Topic and Objective of the Book
Since urban space is represented as an assemblage of important sights, buzzing atmospheres, distinctive local cultures and (imagined) ways of life attached to it, tourists are visiting cities in growing numbers. Recently, advertising slogans such as “live like a local” and the notion of staying in “homes” rather than in hotel rooms or holiday apartments have increasingly shifted the attention of urban tourists from sightseeing to life-seeing and life-sharing. The marketing campaigns transport the idea of embedding oneself in a residential neighborhood in order to at least temporarily attain the status of a local while traveling.

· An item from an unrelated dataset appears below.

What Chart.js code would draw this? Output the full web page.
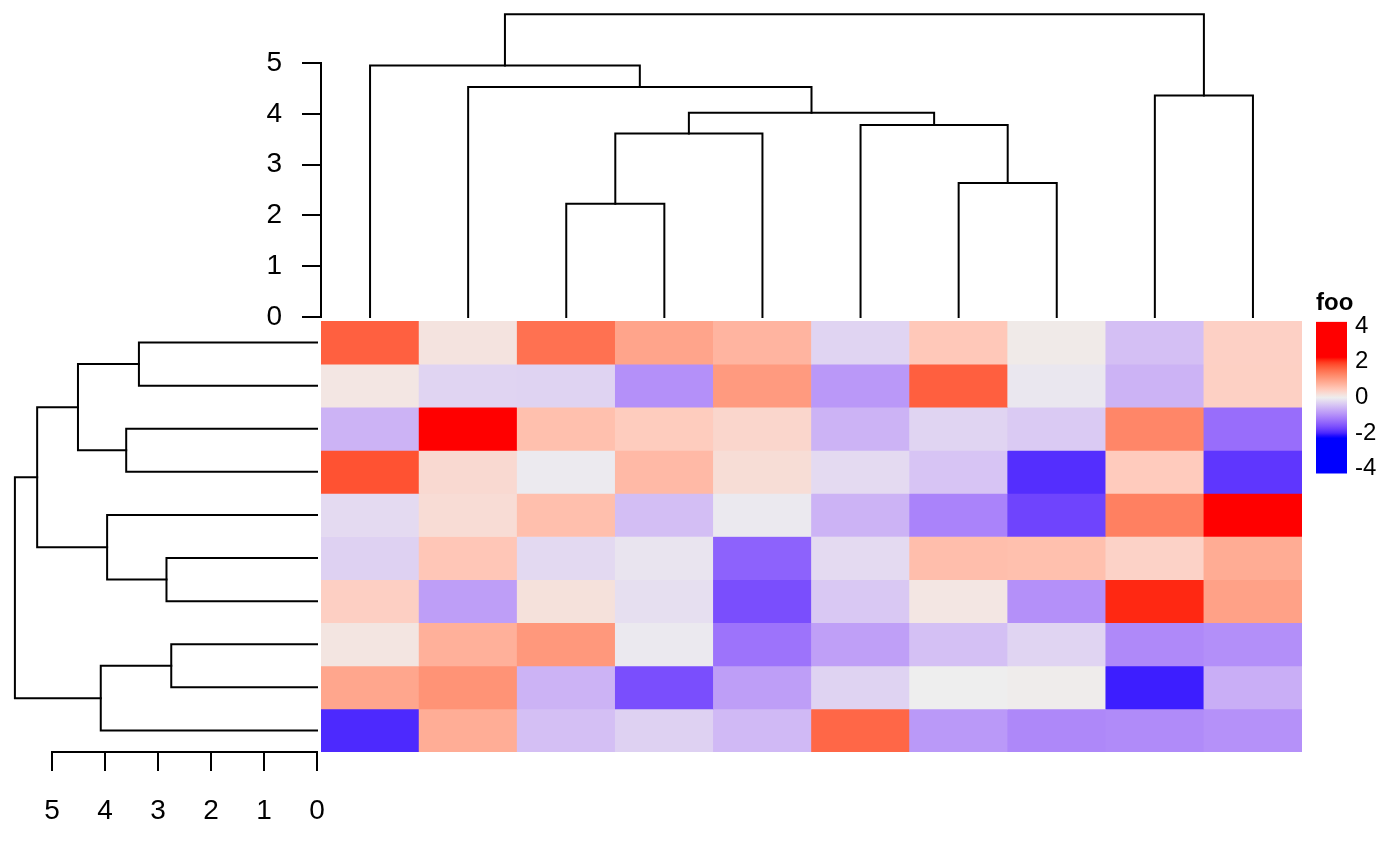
<!DOCTYPE html>
<html>
<head>
<meta charset="utf-8">
<script src="https://cdn.jsdelivr.net/npm/chart.js@4.4.1/dist/chart.umd.min.js"></script>
<style>
  body { margin: 0; background: #fff; }
  #wrap { position: relative; width: 1400px; height: 865px; overflow: hidden; }
  #wrap canvas { position: absolute; }
</style>
</head>
<body>
<div id="wrap">
  <canvas id="heat" width="981" height="431" style="left:321px;top:321px"></canvas>
  <canvas id="colDend" width="1051" height="355" style="left:251px;top:0px"></canvas>
  <canvas id="rowDend" width="357" height="521" style="left:0px;top:311px"></canvas>
  <canvas id="legend" width="84" height="216" style="left:1316px;top:280px"></canvas>
</div>
<script>
const colLabels = ['c1', 'c2', 'c3', 'c4', 'c5', 'c6', 'c7', 'c8', 'c9', 'c10'];
const rowLabels = ['r1', 'r2', 'r3', 'r4', 'r5', 'r6', 'r7', 'r8', 'r9', 'r10'];

// cell values, one array per row, in the order shown (top to bottom)
const cellValues = [
  [ 1.68,  0.14,  1.51,  0.93,  0.73, -0.27,  0.49,  0.05, -0.48,  0.38],
  [ 0.10, -0.27, -0.28, -0.97,  1.05, -0.89,  1.69, -0.07, -0.60,  0.39],
  [-0.61,  2.60,  0.59,  0.44,  0.31, -0.60, -0.26, -0.37,  1.28, -1.33],
  [ 1.81,  0.27, -0.04,  0.67,  0.22, -0.20, -0.43, -1.94,  0.45, -1.87],
  [-0.20,  0.23,  0.60, -0.49, -0.05, -0.60, -1.10, -1.74,  1.35,  2.45],
  [-0.30,  0.51, -0.21, -0.10, -1.45, -0.20,  0.61,  0.59,  0.36,  0.84],
  [ 0.40, -0.82,  0.17, -0.15, -1.65, -0.39,  0.10, -0.97,  2.09,  0.97],
  [ 0.12,  0.78,  1.08, -0.05, -1.27, -0.81, -0.47, -0.26, -1.04, -0.98],
  [ 0.91,  1.14, -0.61, -1.65, -0.82, -0.28,  0.00,  0.03, -2.06, -0.66],
  [-1.98,  0.82, -0.48, -0.30, -0.54,  1.61, -0.88, -1.05, -1.02, -0.96]
];

// dendrogram merges, hclust style: negative = leaf (1-based, display order), positive = earlier merge
const colMerges = [
  [-3, -4, 2.23], [1, -5, 3.61], [-7, -8, 2.64], [-6, 3, 3.78], [2, 4, 4.02],
  [-2, 5, 4.53], [-1, 6, 4.95], [-9, -10, 4.36], [7, 8, 5.96]
];
const rowMerges = [
  [-1, -2, 3.36], [-3, -4, 3.60], [1, 2, 4.51], [-6, -7, 2.84], [-5, 4, 3.96],
  [3, 5, 5.28], [-8, -9, 2.75], [7, -10, 4.08], [6, 8, 5.70]
];

const heightTicks = [0, 1, 2, 3, 4, 5];
const colorBreaks = [-2.2, 0, 2.2];
const colorStops = ['#0000FF', '#EEEEEE', '#FF0000'];
const legendTitle = 'foo';
const legendTicks = [-4, -2, 0, 2, 4];
const legendMin = -4.28;
const legendMax = 4.25;

const FONT = '"Liberation Sans", Arial, Helvetica, sans-serif';

// colour mapping, interpolated in LAB like colorRamp2
function toLin(c) { c /= 255; return c <= 0.04045 ? c / 12.92 : Math.pow((c + 0.055) / 1.055, 2.4); }
function toSrgb(c) {
  c = c <= 0.0031308 ? 12.92 * c : 1.055 * Math.pow(c, 1 / 2.4) - 0.055;
  return Math.round(Math.min(1, Math.max(0, c)) * 255);
}
function hexToLab(hex) {
  const r = toLin(parseInt(hex.slice(1, 3), 16));
  const g = toLin(parseInt(hex.slice(3, 5), 16));
  const b = toLin(parseInt(hex.slice(5, 7), 16));
  const X = (0.4124 * r + 0.3576 * g + 0.1805 * b) / 0.95047;
  const Y = 0.2126 * r + 0.7152 * g + 0.0722 * b;
  const Z = (0.0193 * r + 0.1192 * g + 0.9505 * b) / 1.08883;
  const f = t => t > 0.008856 ? Math.cbrt(t) : 7.787 * t + 16 / 116;
  return [116 * f(Y) - 16, 500 * (f(X) - f(Y)), 200 * (f(Y) - f(Z))];
}
function labToRgb([L, a, b]) {
  const fy = (L + 16) / 116, fx = fy + a / 500, fz = fy - b / 200;
  const inv = t => t > 0.206893 ? t * t * t : (t - 16 / 116) / 7.787;
  const X = 0.95047 * inv(fx), Y = inv(fy), Z = 1.08883 * inv(fz);
  const r = 3.2406 * X - 1.5372 * Y - 0.4986 * Z;
  const g = -0.9689 * X + 1.8758 * Y + 0.0415 * Z;
  const bl = 0.0557 * X - 0.2040 * Y + 1.0570 * Z;
  return `rgb(${toSrgb(r)}, ${toSrgb(g)}, ${toSrgb(bl)})`;
}
const labStops = colorStops.map(hexToLab);
function valueColor(v) {
  const n = colorBreaks.length;
  if (v <= colorBreaks[0]) return labToRgb(labStops[0]);
  if (v >= colorBreaks[n - 1]) return labToRgb(labStops[n - 1]);
  let i = 0;
  while (v > colorBreaks[i + 1]) i++;
  const t = (v - colorBreaks[i]) / (colorBreaks[i + 1] - colorBreaks[i]);
  const p = labStops[i], q = labStops[i + 1];
  return labToRgb([0, 1, 2].map(k => p[k] + (q[k] - p[k]) * t));
}

// U-shaped links from the merge table; a node sits midway between its children
function dendroLinks(merges) {
  const pos = [], hgt = [];
  const at = k => k < 0 ? [-k - 0.5, 0] : [pos[k - 1], hgt[k - 1]];
  return merges.map(([a, b, h]) => {
    const [pa, ha] = at(a), [pb, hb] = at(b);
    pos.push((pa + pb) / 2);
    hgt.push(h);
    return [[pa, ha], [pa, h], [pb, h], [pb, hb]];
  });
}

function linkDataset(points) {
  return {
    data: points,
    showLine: true,
    borderColor: '#000',
    borderWidth: 2,
    borderCapStyle: 'square',
    borderJoinStyle: 'miter',
    pointRadius: 0,
    clip: false
  };
}

const quiet = { legend: { display: false }, tooltip: { enabled: false } };
const axisFont = { size: 28, family: FONT };

// heatmap body
new Chart(document.getElementById('heat'), {
  type: 'bar',
  data: {
    labels: colLabels,
    datasets: cellValues.map((row, r) => ({
      label: rowLabels[r],
      data: row.map(() => [r, r + 1]),
      backgroundColor: row.map(valueColor),
      borderWidth: 0,
      grouped: false,
      barPercentage: 1,
      categoryPercentage: 1
    }))
  },
  options: {
    responsive: false,
    animation: false,
    events: [],
    layout: { padding: 0 },
    plugins: quiet,
    scales: {
      x: { display: false },
      y: { display: false, min: 0, max: rowLabels.length, reverse: true }
    }
  }
});

// column dendrogram on top
new Chart(document.getElementById('colDend'), {
  type: 'scatter',
  data: {
    datasets: dendroLinks(colMerges).map(link => linkDataset(link.map(([p, h]) => ({ x: p, y: h }))))
  },
  options: {
    responsive: false,
    animation: false,
    events: [],
    layout: { padding: { top: 63, right: 0, bottom: 38, left: 0 } },
    plugins: quiet,
    scales: {
      x: { display: false, min: 0, max: colLabels.length },
      y: {
        min: 0,
        max: 5,
        afterBuildTicks: s => { s.ticks = heightTicks.map(v => ({ value: v })); },
        afterFit: s => { s.width = 70; },
        grid: { drawOnChartArea: false, tickLength: 19, color: '#000', lineWidth: 2 },
        border: { display: true, color: '#000', width: 2 },
        ticks: { color: '#000', font: axisFont, padding: 20 }
      }
    }
  }
});

// row dendrogram on the left
new Chart(document.getElementById('rowDend'), {
  type: 'scatter',
  data: {
    datasets: dendroLinks(rowMerges).map(link => linkDataset(link.map(([p, h]) => ({ x: h, y: p }))))
  },
  options: {
    responsive: false,
    animation: false,
    events: [],
    layout: { padding: { top: 10, right: 40, bottom: 0, left: 52 } },
    plugins: quiet,
    scales: {
      y: { display: false, min: 0, max: rowLabels.length, reverse: true },
      x: {
        min: 0,
        max: 5,
        reverse: true,
        position: 'bottom',
        afterBuildTicks: s => { s.ticks = heightTicks.map(v => ({ value: v })); },
        afterFit: s => { s.height = 80; },
        grid: { drawOnChartArea: false, tickLength: 19, color: '#000', lineWidth: 2 },
        border: { display: true, color: '#000', width: 2 },
        ticks: { color: '#000', font: axisFont, padding: 23, maxRotation: 0 }
      }
    }
  }
});

// colour legend
new Chart(document.getElementById('legend'), {
  type: 'bar',
  data: {
    labels: [legendTitle],
    datasets: [{
      data: [[legendMin, legendMax]],
      backgroundColor: c => {
        const chart = c.chart;
        if (!chart.chartArea) return valueColor(0);
        const y = chart.scales.y;
        const g = chart.ctx.createLinearGradient(0, y.getPixelForValue(legendMin), 0, y.getPixelForValue(legendMax));
        const steps = 60;
        for (let i = 0; i <= steps; i++) {
          g.addColorStop(i / steps, valueColor(legendMin + (legendMax - legendMin) * i / steps));
        }
        return g;
      },
      borderWidth: 0,
      barPercentage: 1,
      categoryPercentage: 1
    }]
  },
  options: {
    responsive: false,
    animation: false,
    events: [],
    layout: { padding: { top: 0, right: 0, bottom: 21, left: 0 } },
    plugins: {
      legend: { display: false },
      tooltip: { enabled: false },
      title: {
        display: true,
        text: legendTitle,
        align: 'start',
        color: '#000',
        font: { size: 24, weight: 'bold', family: FONT, lineHeight: 1.2 },
        padding: { top: 9, bottom: 4 }
      }
    },
    scales: {
      x: { display: false },
      y: {
        position: 'right',
        min: legendMin,
        max: legendMax,
        z: 1,
        afterBuildTicks: s => { s.ticks = legendTicks.map(v => ({ value: v })); },
        afterFit: s => { s.width = 53; },
        grid: { drawTicks: false, color: '#fff', lineWidth: 1.5 },
        border: { display: false, dash: [7, 17] },
        ticks: { color: '#000', font: { size: 24, family: FONT }, padding: 8 }
      }
    }
  }
});
</script>
</body>
</html>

This New Urban Tourism (Maitland 2007) – a new variant of tourism that turns residential neighborhoods into tourist destinations – furthers the need of inhabitants to deal with these ever new, transient neighbors and raises questions of how to integrate them into their own notions of locals, non-locals and tourists. It also challenges the everyday life in urban neighborhoods as the routines of locals and tourists and their respective usage of public and private spaces might differ, if not clash. Touristification of everyday life, evolving usage practices of urban spaces, changing lifestyles and altering inhabitants may blur the line between distinguishable groups of users of certain spaces and expedite changes in neighborhoods and cities.
This book seeks to bring together theoretical and empirical research from different disciplines on how (and which) representations of people and places attract tourists to residential neighborhoods. How do local communities contest both these powerful representations, as well as the impact of New Urban Tourism on their neighborhoods? How is the housing market and the use of space influenced by new tourist demands?
We hope to advance the discussion on power relations, discourse and market domination in housing and tourism, contested meaning-making, urban and touristic practices, and the politics of representation in the internationally rising research field of New Urban Tourism. We look for contributions that address but are not limited to one of the following themes:
Theories of New Urban Tourism
- Theoretic reflections and discourses on New Urban Tourism
- Relations between New Urban Tourism and other forms of mobilities
- Postcolonial perspectives on New Urban Tourism
New Urban Tourism and Housing Market
- Effects on rental and real estate markets and business models - Economic impact of peer-to-peer platforms such as Airbnb
- Effects on traditional tourism markets and tourism infrastructures - Quality of life and quality of housing in urban tourist destinations
- Its impact on work and service industries
New Urban Tourism and Contestations
- Power relations that New Urban Tourism challenges or entails
- Conflicts between tourists and residents in residential neighborhoods - ‘Touristification’ of everyday life in cities and tourist practices
- Xenophobia and protests against tourists
Representations of New Urban Tourism
- New Urban Tourists, their lifestyles and their travel preferences
- Media representations of residential neighborhoods for and by travelers
- Representations of tourists and the construction of the local
- Identity constructions and mechanisms of (in)- and (ex)clusion
- Representations of New Urban Tourism as vehicle for cosmopolitanism
The book will be of interest to academic audiences seeking to gain a deeper understanding of the social, economic, political and cultural effects of New Urban Tourism on cities and on urban quality of life in different regions of the world. It will also be useful to professionals involved in governing, planning, designing and transforming (new) urban tourism. The book will also be relevant for undergraduate, Masters and PhD students engaging in analyses of contemporary tourism.
Maitland, Robert (2007): Tourists, the creative class and distinctive areas in major cities. The roles of visitors and residents in developing new tourism areas. In: Greg Richards, Julie Wilson (Eds.): Tourism, creativity and development. London: Routledge (Contemporary geographies of leisure, tourism, and mobility), pp. 73–86.